To conclude, this review was written in the aftermath of the
UK Comprehensive Spending Review and a government review into research funding
at UK universities. Many naysayers feared that these developments would result
in substantial reductions to research funding, and the prioritisation of STEM
research. The outcome of these policy changes in the UK has, to date, not been
this dire. As Bastow et al make
explicit in their conclusion, and what Collini in his aversion to the
application of research seems to discount, is that many of the major global
challenges we face need the insights of the social sciences and humanities – STEM
cannot do it alone. In this context, Bastow et al’s approach of accepting a
framing of “impact” and demonstrating how we deliver it, is probably the most
appropriate.

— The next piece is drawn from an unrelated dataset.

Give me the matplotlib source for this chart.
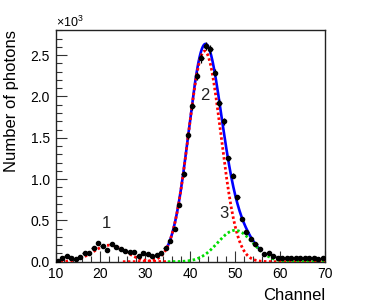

Our response as housing researchers, and social scientists, must
first and foremost be to continue to undertake excellent research. Second, we
must endeavour to find better ways to communicate our findings and produce
greater social impact, but collectively beating ourselves up because we are not
all always able to write the perfect policy briefing at the perfect policy
window is unlikely to pay dividends.
Dr Peter Matthews
School of Social Sciences, Stirling University
References:
Nutley, S. M., I. Walter and H. T. O. Davies
(2007). Using Evidence: How research can inform public services.
Bristol, Policy Press.
Pain, R., M. Kesby and K. Askins (2011).
"Geographies of impact: power, participation and potential." Area
43(2): 183-188.
Savage, M. (2010). Identities and Social
Change in Britain Since 1940: the Politics of Method. Oxford, Oxford
University Press.
Savage, M. and R. Burrows (2007). "The
Coming Crisis of Empirical Sociology." Sociology 41(5): 885-899.
Slater, T. (2012). "Impacted geographers: a
response to Pain, Kesby and Askins." Area 44(1): 117-119.